A (SUSE) Studio to Edit and Roll Out Your Appliance

Get set

It’s now time to access the Configuration section, which is further divided into seven sections.

Under General (Figure 3), you’ll need to set your language, keyboard layout, region and time zone choices. Next up, you can configure your network settings between an unconfigured network, configure on first boot, use NetworkManager, DHCP, and manual configuration. Leave the firewall off or on (with options to open default SSH and HTTP/HTTPS ports). And, finally, set the root password and add new users. By default, there’s a user account called tux and its password (and that of the root’s, too) is linux. You’re free to change all these here.

Figure 03: Configure the general configuration options of appliance

Figure 3: Configure the general configuration options of appliance

In the Personalise section, you’ll be able to set a logo and background for your appliance. There are a few images available by default with the option to add new logos and wallpapers. A nice touch by the Studio team is a live preview for Grub, the boot screen, the console and login screen option to give you an idea how they would look with your selection of graphics. I added a KDE logo to give it a more KDE feel and chose one of the wallpapers provided by SUSE.

Under the Startup tab you get to select the default run level (I wanted 5 for the graphical mode) and there’s the option to add EULA (even multiple ones). The Server tab doesn’t have much besides configuring the MySQL database, while the Desktop tab lets you set the user to auto-login and add start-up programs for users. The Storage and Memory section lets you set the RAM and disk size if you’re creating a VMware or disk image. And, finally, the Scripts tab lets you add a custom script (if you wish to) at the end of the appliance build or when you finally boot it.

The next major section is called Overlay files. This one gives you a way to “…optionally add custom files to your appliance. Files added here will be copied into the appliance after packages are installed.” You can upload files or set Studio to fetch it from a URL and then set the location to store the file, set the owner, group and permissions, etc. I didn’t need this option, but it could come in real handy if you need it, for example, to upload a set of documents/media files, or even programs that the live user can access. There’s another use that I’ll come back to later.

Go!

Well, well, now that you’re done with the configurations, it’s time to hit the Build tab to run a build of the appliance/distro (see Figure 4).

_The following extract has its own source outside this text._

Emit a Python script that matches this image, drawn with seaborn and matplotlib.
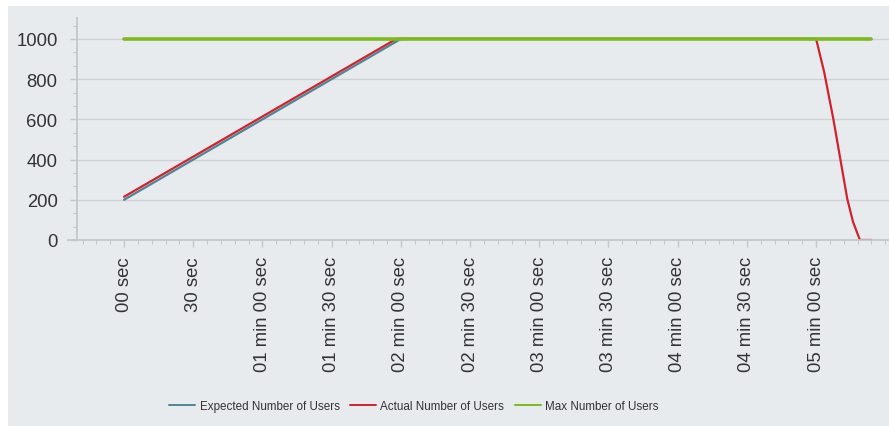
import numpy as np
import pandas as pd
import seaborn as sns
import matplotlib.pyplot as plt
from matplotlib.patches import Rectangle
from matplotlib.ticker import MultipleLocator

# --- data (seconds from start, number of users) ---
expected_t = [0, 120, 324]
expected_users = [200, 1000, 1000]
actual_t = [0, 118, 300, 303.5, 307.5, 313.5, 316, 319, 324]
actual_users = [215, 1000, 1000, 835, 600, 205, 90, 0, 0]
max_t = [0, 324]
max_users = [1000, 1000]

tick_seconds = [0, 30, 60, 90, 120, 150, 180, 210, 240, 270, 300]
tick_labels = ["00 sec", "30 sec", "01 min 00 sec", "01 min 30 sec", "02 min 00 sec",
               "02 min 30 sec", "03 min 00 sec", "03 min 30 sec", "04 min 00 sec",
               "04 min 30 sec", "05 min 00 sec"]
y_ticks = [0, 200, 400, 600, 800, 1000]

series_names = ["Expected Number of Users", "Actual Number of Users", "Max Number of Users"]
colors = ["#4d8796", "#d0232d", "#7dba1c"]
widths = [1.6, 1.6, 2.6]

df = pd.concat([
    pd.DataFrame({"t": expected_t, "users": expected_users, "series": series_names[0]}),
    pd.DataFrame({"t": actual_t, "users": actual_users, "series": series_names[1]}),
    pd.DataFrame({"t": max_t, "users": max_users, "series": series_names[2]}),
])

sns.set_theme(style="white")
plt.rcParams['font.family'] = ['Liberation Sans', 'DejaVu Sans']

bg = "#e8ebee"
fig = plt.figure(figsize=(8.89, 4.27), dpi=100, facecolor="white")
fig.patches.append(Rectangle((8 / 889, 0), 1, 1 - 7 / 427, transform=fig.transFigure,
                             facecolor=bg, edgecolor="none", zorder=-10))
ax = fig.add_axes([77 / 889, 1 - 241 / 427, (889 - 77) / 889, (241 - 19) / 427])
ax.set_facecolor(bg)

for name, c, lw in zip(series_names, colors, widths):
    sns.lineplot(data=df[df["series"] == name], x="t", y="users", color=c, lw=lw,
                 sort=False, ax=ax, label=name, legend=False)

ax.set_xlim(-20.4, 331.6)
ax.set_ylim(0, 1104)
ax.set_xlabel("")
ax.set_ylabel("")

ax.set_xticks(tick_seconds)
ax.set_xticklabels(tick_labels, rotation=90, va="top", ha="center")
ax.xaxis.set_minor_locator(MultipleLocator(6))
ax.set_yticks(y_ticks)
ax.yaxis.set_minor_locator(MultipleLocator(200 / 3))

ax.yaxis.grid(True, color="#cfd2d5", lw=1)
ax.xaxis.grid(False)
ax.set_axisbelow(True)

for s in ["top", "right"]:
    ax.spines[s].set_visible(False)
ax.spines["left"].set_color("#c4c7ca")
ax.spines["bottom"].set_color("#c4c7ca")
ax.spines["bottom"].set_bounds(-24.3, 331.6)

ax.tick_params(axis="both", which="major", length=5, width=1, color="#c4c7ca",
               labelsize=13.3, labelcolor="#333333", left=True, bottom=True)
ax.tick_params(axis="both", which="minor", length=3, width=0.8, color="#c4c7ca",
               left=True, bottom=True)
ax.tick_params(axis="x", which="major", pad=6.5)
ax.tick_params(axis="y", which="major", pad=9)

handles, labels = ax.get_legend_handles_labels()
leg = fig.legend(handles, labels, loc="center", bbox_to_anchor=(414 / 889, 1 - 407 / 427),
                 ncol=3, frameon=False, handlelength=2.2, handletextpad=0.4,
                 columnspacing=0.9, labelcolor="#333333",
                 prop={'family': ['Liberation Sans', 'DejaVu Sans'], 'size': 8.4})
for h in leg.legend_handles:
    h.set_linewidth(1.4)

fig.savefig("out.png", dpi=100, facecolor=fig.get_facecolor())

You’ll require to select a build format between the live CD/DVD ISO, a disk image (for the hard drive and USB sticks), VMware image, and Xen image. We wanted a CD ISO, so if that’s the case for you too, simply select that and hit Build and when done, download the ISO. By the way, the left-side pane is pretty smart. If you’re creating an ISO image, it’ll suggest you add the YaST Live Installer package as well, so that you can install the live CD to a hard disk if you wish.

Figure 4: Building the appliance

Figure 4: Building the appliance

But wait! The download takes too much time. Do we really need to wait that long just to check if everything is working as planned?

This is where the Testdrive feature (accessible when the build is ready) comes into play. You can live boot your appliance right inside your browser (see Figure 5) to test whether everything is in place and working as planned. This also gives you another level of fine-grained customisation to add to your appliance using a feature called Modified Files. Note that this feature doesn’t work when your build is an ISO, so choose any of the other build formats if you need to use this feature.

Figure 5: Running a test drive by booting KDE 4.3 in the browser

Figure 5: Running a test drive by booting KDE 4.3 in the browser

This tab lists whatever changes are done while you’re running the image on your browser—every change is listed here since the Testdrive session began. So, if you want all the options and settings that you configured in your live session (for example, a set of active KDE widgets on the desktop) to stay in your final build, then go to this tab and select the changes that you need (while leaving out the rest that’s not necessary) and add it to the appliance. Switch to the Overlay Files tab to see a new entry there (Figure 6). Read more about this feature at Nat Friedman’s (SUSE Studio is his baby) blog: http://nat.org/blog/2009/07/linux-in-the-browser.

Figure 6: Overlay files section -- files were added while test drive

Figure 6: Overlay files section — files were added during test drive

Kill the Testdrive session, rebuild the appliance and run Testdrive again to see if your changes appear fine, out-of-the-box. Once you’re satisfied, go back to the build tab and this time build a final ISO, if you wanted that instead—like I did.

Now download it and test it on a few systems to see if everything works as planned. There is a possibility you might have missed out on something. Don’t worry—go back to Studio, access your appliance and add, delete, build, Testdrive and download again—your appliance settings will be there till you delete them. Of course, you can create multiple appliances and keep all of them online for easy access and modifications at a later time.

Well, that’s about it—to give you an idea of what’s possible with SUSE Studio. Take it for a test run and check its potential.

It looks like building GNU/Linux distros and appliances of your own choice just got WAY too easy! Good job, Nat and the team at Novell!